The use of this methods leads to larger hazardous areas around the components and from the vents at the hydrogen sites resulting in larger site footprints to ensure that the hazardous zones are controlled. More research is required to evaluate the other methods. A combination of methods is likely required to ensure hydrogen is depressurised safely and to allow smaller site footprints. For example, flaring could be used in place of venting during planned maintenance and to prevent large releases of gas into atmosphere. Recompression results in the capturing of gas emissions to allow injection back into the network this would be more in line with decarbonisation and Net Zero targets. It would also minimise the volumes of waste hydrogen released.
The WP2.10- Material Requirements report provides a guideline and input to be considered for a new hydrogen internal design specifications or could be included as annexes or supplements to existing ones. However, due current lack of specific guidance in comparison to natural gas materials, hydrogen testing certification requirements are not well established, this leads to suppliers and vendors using certified laboratories to test against the acceptance criteria. More information is required on how laboratories comply with the standards in order to inform any new hydrogen gas service requirements for NGT internal specifications and quality assurance until internationally recognised certification is available.

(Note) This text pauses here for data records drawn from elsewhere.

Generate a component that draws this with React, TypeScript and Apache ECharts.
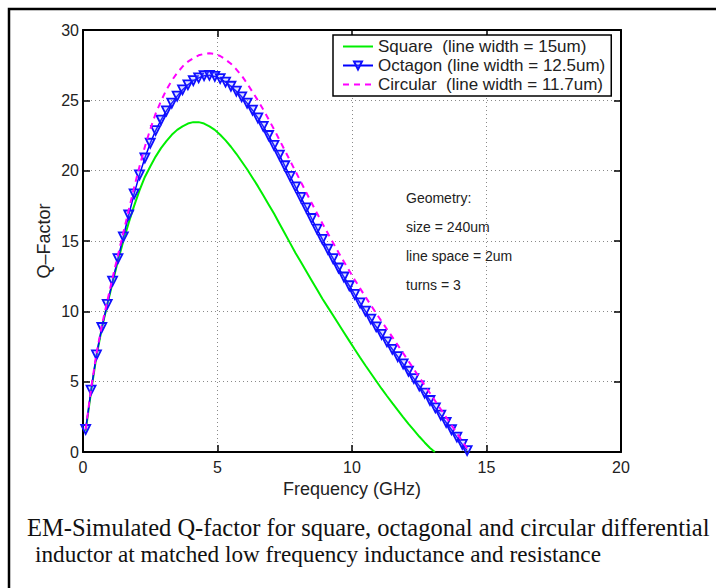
import React, { useEffect, useRef } from "react";
import * as echarts from "echarts";

const seriesNames = [
  "Square\u00a0 (line width = 15um)",
  "Octagon (line width = 12.5um)",
  "Circular\u00a0 (line width = 11.7um)",
];

const squareFreq = [0.1, 0.3, 0.5, 0.7, 0.9, 1.1, 1.3, 1.5, 1.7, 1.9, 2.1, 2.3, 2.5, 2.7, 2.9, 3.1, 3.3, 3.5, 3.7, 3.9, 4.1, 4.3, 4.5, 4.7, 4.9, 5.1, 5.3, 5.5, 5.7, 5.9, 6.1, 6.3, 6.5, 6.7, 6.9, 7.1, 7.3, 7.5, 7.7, 7.9, 8.1, 8.3, 8.5, 8.7, 8.9, 9.1, 9.3, 9.5, 9.7, 9.9, 10.1, 10.3, 10.5, 10.7, 10.9, 11.1, 11.3, 11.5, 11.7, 11.9, 12.1, 12.3, 12.5, 12.7, 12.9, 13.08];
const squareQ = [1.5, 4.3, 6.8, 8.8, 10.45, 12.05, 13.6, 15.0, 16.3, 17.5, 18.6, 19.55, 20.3, 21.0, 21.6, 22.1, 22.55, 22.9, 23.15, 23.35, 23.45, 23.45, 23.35, 23.15, 22.9, 22.55, 22.15, 21.7, 21.2, 20.65, 20.1, 19.5, 18.9, 18.25, 17.6, 16.95, 16.25, 15.55, 14.85, 14.15, 13.5, 12.85, 12.2, 11.55, 10.9, 10.3, 9.7, 9.1, 8.5, 7.9, 7.3, 6.72, 6.15, 5.6, 5.05, 4.5, 3.98, 3.47, 2.97, 2.48, 2.0, 1.55, 1.1, 0.68, 0.28, 0.0];

const octagonFreq = [0.1, 0.3, 0.5, 0.7, 0.9, 1.1, 1.3, 1.5, 1.7, 1.9, 2.1, 2.3, 2.5, 2.7, 2.9, 3.1, 3.3, 3.5, 3.7, 3.9, 4.1, 4.3, 4.5, 4.7, 4.9, 5.1, 5.3, 5.5, 5.7, 5.9, 6.1, 6.3, 6.5, 6.7, 6.9, 7.1, 7.3, 7.5, 7.7, 7.9, 8.1, 8.3, 8.5, 8.7, 8.9, 9.1, 9.3, 9.5, 9.7, 9.9, 10.1, 10.3, 10.5, 10.7, 10.9, 11.1, 11.3, 11.5, 11.7, 11.9, 12.1, 12.3, 12.5, 12.7, 12.9, 13.1, 13.3, 13.5, 13.7, 13.9, 14.1, 14.28];
const octagonQ = [1.6, 4.4, 6.9, 8.85, 10.5, 12.15, 13.75, 15.3, 16.85, 18.35, 19.7, 20.9, 21.95, 22.85, 23.6, 24.25, 24.8, 25.3, 25.75, 26.1, 26.4, 26.6, 26.75, 26.78, 26.7, 26.55, 26.3, 26.0, 25.65, 25.25, 24.8, 24.3, 23.75, 23.15, 22.5, 21.8, 21.1, 20.35, 19.6, 18.85, 18.1, 17.35, 16.6, 15.85, 15.12, 14.42, 13.74, 13.08, 12.44, 11.82, 11.2, 10.6, 10.02, 9.45, 8.9, 8.36, 7.83, 7.3, 6.78, 6.26, 5.74, 5.22, 4.7, 4.18, 3.66, 3.14, 2.62, 2.1, 1.58, 1.06, 0.54, 0.1];

const circularFreq = [0.1, 0.3, 0.5, 0.7, 0.9, 1.1, 1.3, 1.5, 1.7, 1.9, 2.1, 2.3, 2.5, 2.7, 2.9, 3.1, 3.3, 3.5, 3.7, 3.9, 4.1, 4.3, 4.5, 4.7, 4.9, 5.1, 5.3, 5.5, 5.7, 5.9, 6.1, 6.3, 6.5, 6.7, 6.9, 7.1, 7.3, 7.5, 7.7, 7.9, 8.1, 8.3, 8.5, 8.7, 8.9, 9.1, 9.3, 9.5, 9.7, 9.9, 10.1, 10.3, 10.5, 10.7, 10.9, 11.1, 11.3, 11.5, 11.7, 11.9, 12.1, 12.3, 12.5, 12.7, 12.9, 13.1, 13.3, 13.5, 13.7, 13.9, 14.1, 14.3, 14.37];
const circularQ = [1.6, 4.5, 7.0, 9.0, 10.7, 12.4, 14.0, 15.6, 17.2, 18.8, 20.3, 21.7, 22.95, 24.05, 24.95, 25.75, 26.4, 26.95, 27.4, 27.75, 28.0, 28.2, 28.3, 28.35, 28.3, 28.15, 27.9, 27.6, 27.2, 26.75, 26.2, 25.6, 25.0, 24.35, 23.65, 22.95, 22.2, 21.45, 20.7, 19.95, 19.2, 18.45, 17.7, 16.97, 16.25, 15.55, 14.86, 14.18, 13.52, 12.88, 12.25, 11.63, 11.03, 10.44, 9.86, 9.29, 8.73, 8.17, 7.6, 7.03, 6.46, 5.89, 5.32, 4.75, 4.18, 3.61, 3.04, 2.47, 1.9, 1.33, 0.76, 0.19, 0.0];

const yAxisTitle = "Q\u2013Factor";
const xAxisTitle = "Frequency (GHz)";
const annotationLines = ["Geometry:", "size = 240um", "line space = 2um", "turns = 3"];
const captionLines = [
  "EM-Simulated Q-factor for square, octagonal and circular differential",
  "inductor at matched low frequency inductance and resistance",
];

const zip = (xs: number[], ys: number[]) => xs.map((x, i) => [x, ys[i]]);

const SANS = "'Liberation Sans', Arial, Helvetica, sans-serif";
const SERIF = "'Liberation Serif', 'Times New Roman', serif";

export default function App() {
  const ref = useRef<HTMLDivElement>(null);
  useEffect(() => {
    if (!ref.current) return;
    const chart = echarts.init(ref.current, undefined, { renderer: "svg" });
    const tick = { show: true, inside: true, length: 7, lineStyle: { color: "#000", width: 1.5 } };
    const axisLine = { show: true, onZero: false, lineStyle: { color: "#000", width: 2 } };
    const splitLine = { show: true, lineStyle: { color: "#8a8a8a", type: [1, 3] as any, width: 1 } };
    chart.setOption({
      animation: false,
      backgroundColor: "#fff",
      grid: { left: 83, top: 30, width: 538, height: 422, containLabel: false },
      xAxis: [
        {
          type: "value",
          min: 0,
          max: 20,
          interval: 5,
          position: "bottom",
          axisLine,
          axisTick: tick,
          name: xAxisTitle,
          nameLocation: "middle",
          nameGap: 28,
          nameTextStyle: { fontFamily: SANS, fontSize: 18, color: "#222" },
          axisLabel: { fontFamily: SANS, fontSize: 16, color: "#222", margin: 7 },
          splitLine,
        },
        {
          type: "value",
          min: 0,
          max: 20,
          interval: 5,
          position: "top",
          axisLine,
          axisTick: tick,
          axisLabel: { show: false },
          splitLine: { show: false },
        },
      ],
      yAxis: [
        {
          type: "value",
          min: 0,
          max: 30,
          interval: 5,
          position: "left",
          axisLine,
          axisTick: tick,
          axisLabel: { fontFamily: SANS, fontSize: 16, color: "#222", margin: 4 },
          splitLine,
        },
        {
          type: "value",
          min: 0,
          max: 30,
          interval: 5,
          position: "right",
          axisLine,
          axisTick: tick,
          axisLabel: { show: false },
          splitLine: { show: false },
        },
      ],
      legend: {
        orient: "vertical",
        left: 333,
        top: 35,
        padding: [3, 6, 3, 9],
        itemGap: 2,
        itemWidth: 30,
        itemHeight: 10,
        backgroundColor: "#fff",
        borderColor: "#000",
        borderWidth: 1.5,
        borderRadius: 0,
        textStyle: { fontFamily: SANS, fontSize: 17, color: "#222", lineHeight: 17 },
        data: [
          { name: seriesNames[0], itemStyle: { opacity: 0 } },
          { name: seriesNames[1] },
          { name: seriesNames[2], itemStyle: { opacity: 0 } },
        ],
      },
      series: [
        {
          name: seriesNames[0],
          type: "line",
          xAxisIndex: 0,
          yAxisIndex: 0,
          data: zip(squareFreq, squareQ),
          showSymbol: false,
          symbol: "none",
          lineStyle: { color: "#00ee00", width: 2 },
          itemStyle: { color: "#00ee00" },
          z: 2,
        },
        {
          name: seriesNames[1],
          type: "line",
          xAxisIndex: 0,
          yAxisIndex: 0,
          data: zip(octagonFreq, octagonQ),
          symbol: "triangle",
          symbolRotate: 180,
          symbolSize: 9,
          lineStyle: { color: "#0000ff", width: 1.5 },
          itemStyle: { color: "rgba(120,140,255,0.25)", borderColor: "#1010ff", borderWidth: 1.8 },
          z: 3,
        },
        {
          name: seriesNames[2],
          type: "line",
          xAxisIndex: 0,
          yAxisIndex: 0,
          data: zip(circularFreq, circularQ),
          showSymbol: false,
          symbol: "none",
          lineStyle: { color: "#ff00ff", width: 2, type: [6, 5] },
          itemStyle: { color: "#ff00ff" },
          z: 4,
        },
      ],
      graphic: [
        {
          type: "rect",
          shape: { x: 9, y: 9, width: 900, height: 900 },
          style: { fill: "none", stroke: "#000", lineWidth: 2.5 },
          silent: true,
        },
        {
          type: "text",
          x: 44,
          y: 241,
          rotation: Math.PI / 2,
          style: {
            text: yAxisTitle,
            fontFamily: SANS,
            fontSize: 18,
            fill: "#222",
            align: "center",
            verticalAlign: "middle",
          },
        },
        ...annotationLines.map((t, i) => ({
          type: "text",
          x: 406,
          y: 198 + i * 29,
          style: {
            text: t,
            fontFamily: SANS,
            fontSize: 14,
            fill: "#222",
            verticalAlign: "middle",
          },
        })),
        ...captionLines.map((t, i) => ({
          type: "text",
          x: i === 0 ? 27 : 35,
          y: 527 + i * 27,
          style: {
            text: t,
            fontFamily: SERIF,
            fontSize: i === 0 ? 24.5 : 23.2,
            fill: "#111",
            verticalAlign: "middle",
          },
        })),
      ],
    });
    return () => chart.dispose();
  }, []);
  return (
    <div
      ref={ref}
      style={{ position: "absolute", left: 0, top: 0, width: 716, height: 588 }}
    />
  );
}
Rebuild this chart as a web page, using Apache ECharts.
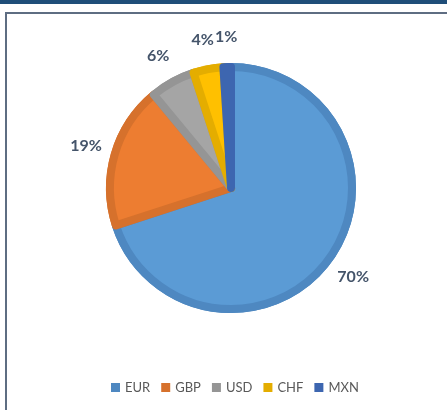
<!DOCTYPE html>
<html><head><meta charset="utf-8">
<script src="https://cdn.jsdelivr.net/npm/echarts@6/dist/echarts.min.js"></script>
<style>
html,body{margin:0;padding:0;background:#fff;}
#wrap{position:relative;width:447px;height:410px;overflow:hidden;}
#bar{position:absolute;left:0;top:0;width:447px;height:4px;background:#1F4E79;}
#frameTop{position:absolute;left:5px;top:12px;width:442px;height:2px;background:#5E6D82;}
#frameLeft{position:absolute;left:5px;top:12px;width:2px;height:398px;background:#5E6D82;}
#chart{position:absolute;left:0;top:0;width:447px;height:410px;}
</style></head>
<body><div id="wrap"><div id="bar"></div><div id="frameTop"></div><div id="frameLeft"></div><div id="chart"></div></div>
<script>
const categories = ['EUR', 'GBP', 'USD', 'CHF', 'MXN'];
const values = [70, 19, 6, 4, 1];
const lightColors = ['#5B9BD5', '#ED7D31', '#A5A5A5', '#FFC000', '#4472C4'];
const darkColors = ['#4E88C1', '#D6712C', '#959595', '#E4AD00', '#3D66B0'];

const chart = echarts.init(document.getElementById('chart'), null, {renderer: 'canvas'});
const center = [231, 188];
const dataLight = categories.map((c, i) => ({
  name: c, value: values[i],
  itemStyle: {color: lightColors[i], borderColor: darkColors[i]}
}));
const dataDark = categories.map((c, i) => ({
  name: c, value: values[i], itemStyle: {color: darkColors[i]}
}));
const dataGhost = categories.map((c, i) => ({name: c, value: values[i]}));

chart.setOption({
  animation: false,
  legend: {
    data: categories,
    left: 106, top: 376,
    icon: 'rect', itemWidth: 9, itemHeight: 9, itemGap: 11,
    textStyle: {fontFamily: 'Lato', fontSize: 13, color: '#595959'},
    selectedMode: false
  },
  series: [
    {
      type: 'pie', center: center, radius: [0, 125], startAngle: 90, clockwise: true,
      silent: true, label: {show: false}, labelLine: {show: false},
      data: dataDark
    },
    {
      type: 'pie', center: center, radius: [0, 121], startAngle: 90, clockwise: true,
      silent: true, label: {show: false}, labelLine: {show: false},
      itemStyle: {borderWidth: 8, borderJoin: 'round'},
      data: dataLight
    },
    {
      type: 'pie', center: center, radius: [0, 296], startAngle: 90, clockwise: true,
      silent: true, itemStyle: {color: 'rgba(0,0,0,0)'},
      avoidLabelOverlap: false,
      labelLayout: {hideOverlap: false},
      label: {show: true, position: 'inside', formatter: '{d}%', fontFamily: 'Lato',
        fontWeight: 'bold', fontSize: 16, color: '#44546A'},
      labelLine: {show: false},
      data: dataGhost
    }
  ]
});
</script></body></html>
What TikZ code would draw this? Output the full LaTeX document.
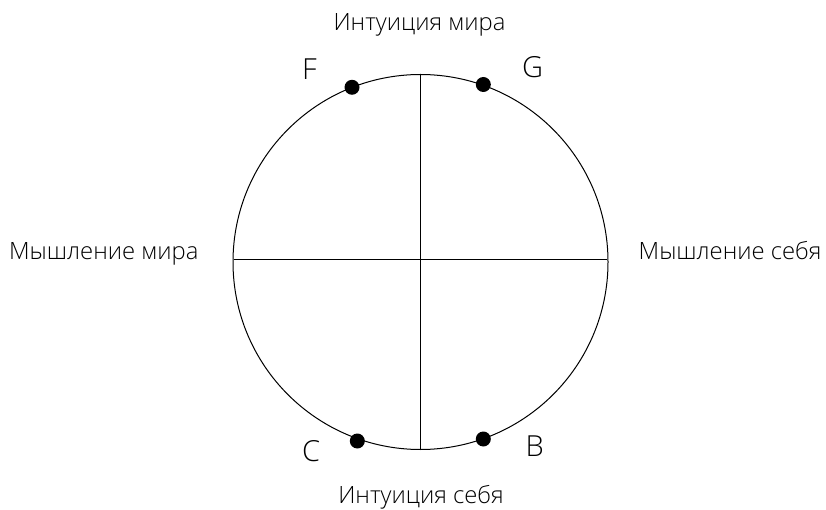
\documentclass[tikz,border=0pt]{standalone}
\usepackage{fontspec}
\setmainfont{Open Sans}[UprightFont=* Light]
\begin{document}
\begin{tikzpicture}[x=1pt,y=-1pt,
  lbl/.style={inner sep=0pt,font=\fontsize{23.8}{26}\selectfont},
  ltr/.style={inner sep=0pt,font=\fontsize{29}{32}\selectfont},
  pt/.style={circle,fill=black,inner sep=0pt,minimum size=15pt},
  ln/.style={line width=1pt}]
\useasboundingbox (0,0) rectangle (826,510);
\node[circle,draw,line width=1pt,minimum size=375pt,inner sep=0pt] (c) at (420.5,262) {};
\coordinate (T) at (420,74.2);
\coordinate (Bo) at (420,449.8);
\coordinate (L) at (233.6,260);
\coordinate (R) at (607.4,260);
\draw[ln] (T) -- (Bo);
\draw[ln] (L) -- (R);
\node[pt] (dF) at (352,87.3) {};
\node[pt] (dG) at (483.3,84.5) {};
\node[pt] (dC) at (357.3,441) {};
\node[pt] (dB) at (483.3,439) {};
\node[ltr,anchor=base west] (F) at (302,80) {F};
\node[ltr,anchor=base west] (G) at (522,78) {G};
\node[ltr,anchor=base west] (C) at (302,461) {C};
\node[ltr,anchor=base west] (B) at (525.5,456.5) {B};
\node[lbl,anchor=base] (top) at (419.5,31) {Интуиция мира};
\node[lbl,anchor=base] (bot) at (421,503) {Интуиция себя};
\node[lbl,anchor=base west] (left) at (9,260) {Мышление мира};
\node[lbl,anchor=base west] (right) at (638.5,260) {Мышление себя};
\end{tikzpicture}
\end{document}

The following can be done to build on the findings of this project:
· A more detailed and exhaustive review of current NGT specifications and design standards on a component-by-component basis to identify where hydrogen assets will require different test and acceptance criteria to natural gas assets.
· More analysis on what standard or values should be used for hydrogen design codes due to the current slight differences between the available hydrogen standards.
· A periodical check on new standards and annexes for hydrogen gas service components to ensure the latest requirements and test acceptance criteria is used for NGT hydrogen specifications.